Study on the evaluation of the aging grade for the industrial heat-resistant steel by laser-induced breakdown spectroscopy

Heat-resistant steel is widely used in various industrial pressure-bearing equipment, and the change of metallographic structure and properties of steel is of great importance for the equipment function and safety. In this work, laser-induced breakdown spectroscopy (LIBS) was applied to estimate the aging grade of industrial heat-resistant steel. Firstly, the laser spectroscopy tomography was proposed to obtain the representative spectra from the metal matrix of industrial pipe and the effects of surface oxides on the matrix plasma parameters were studied and compared. The results indicated that the correlation analysis of emission intensities along the radial direction can accurately identify the boundary between surface oxide and matrix.
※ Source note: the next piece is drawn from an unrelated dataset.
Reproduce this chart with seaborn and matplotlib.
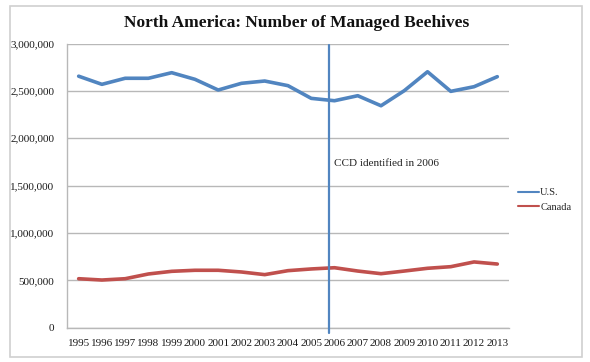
import matplotlib
matplotlib.use("Agg")
import matplotlib.pyplot as plt
import matplotlib.ticker as mticker
from matplotlib.patches import Rectangle
import pandas as pd
import seaborn as sns

# Data
years = list(range(1995, 2014))
us_hives = [2655000, 2569000, 2633000, 2633000, 2692000, 2622000, 2509000,
            2580000, 2604000, 2555000, 2421000, 2396000, 2449000, 2343000,
            2502000, 2702000, 2495000, 2544000, 2650000]
canada_hives = [517000, 503000, 517000, 567000, 595000, 606000, 606000,
                588000, 560000, 602000, 620000, 633000, 598000, 570000,
                598000, 627000, 644000, 694000, 672000]
series_names = ["U.S.", "Canada"]
series_colors = ["#5185C0", "#C0504D"]
ccd_year = 2006
ccd_label = "CCD identified in 2006"
title = "North America: Number of Managed Beehives"

df = pd.DataFrame({
    "Year": years * 2,
    "Hives": us_hives + canada_hives,
    "Country": [series_names[0]] * len(years) + [series_names[1]] * len(years),
})

sns.set_style("white")
plt.rcParams["font.family"] = ["Liberation Serif", "DejaVu Serif"]

fig = plt.figure(figsize=(5.9, 3.62), dpi=100)
ax = fig.add_axes([0.1136, 0.0948, 0.749, 0.785])

sns.lineplot(
    data=df,
    x="Year",
    y="Hives",
    hue="Country",
    palette=series_colors,
    linewidth=2.6,
    ax=ax,
)

# CCD marker line (drawn a little left of the 2006 tick, as in the original)
ax.plot([ccd_year - 0.25, ccd_year - 0.25], [-60000, 2980000],
        color=series_colors[0], linewidth=1.6, clip_on=False, zorder=3)
ax.text(ccd_year, 1738000, ccd_label, fontsize=8, va="center",
        ha="left", color="#222222")

ax.set_xlim(1994.5, 2013.5)
ax.set_ylim(0, 3000000)
ax.set_xticks(years)
ax.set_yticks(range(0, 3000001, 500000))
ax.yaxis.set_major_formatter(mticker.FuncFormatter(lambda v, p: f"{int(v):,}"))
ax.tick_params(axis="both", length=0, labelsize=8, colors="#1a1a1a")
ax.tick_params(axis="x", pad=8)
ax.tick_params(axis="y", pad=9)
ax.grid(axis="y", color="#b8b8b8", linewidth=1)
ax.set_axisbelow(True)
for side in ["top", "right"]:
    ax.spines[side].set_visible(False)
for side in ["left", "bottom"]:
    ax.spines[side].set_color("#b8b8b8")
    ax.spines[side].set_linewidth(1)
ax.set_xlabel("")
ax.set_ylabel("")

ax.legend(
    loc="center left",
    bbox_to_anchor=(1.0, 0.45),
    frameon=False,
    fontsize=7.5,
    handlelength=2.0,
    handletextpad=0.1,
    labelspacing=0.5,
)
for legend_line in ax.get_legend().get_lines():
    legend_line.set_linewidth(1.5)

fig.text(0.502, 0.937, title, ha="center", va="center",
         fontsize=12.5, fontweight="bold", color="#111111")

fig.patches.append(Rectangle((10 / 590, 5 / 362), 572 / 590, 351 / 362,
                             transform=fig.transFigure, fill=False,
                             edgecolor="#d0d0d0", linewidth=1.2))

fig.savefig("out.png", dpi=100)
The presence of surface oxides would decrease the plasma temperature and increase the electron density. Secondly, multiple scattering correction (MSC) was applied to correct the interference of surface oxides, and K-fold-support vector machine-recursive feature elimination (K-SVM-RFE) was exploited to select the optimal spectral feature subset. Finally, the estimation of aging grade model was established based on support vector machine (SVM) and the optimal feature subsets. The estimation accuracy of validation set after spectral correction was improved from 80.56 % to 84.72 %, and the model performed similar capability on the industrial pipe and the corresponding samples with mechanical polishing eliminate surface oxides. This work demonstrates that LIBS would be well-suited for fast safety assessment in industrial field.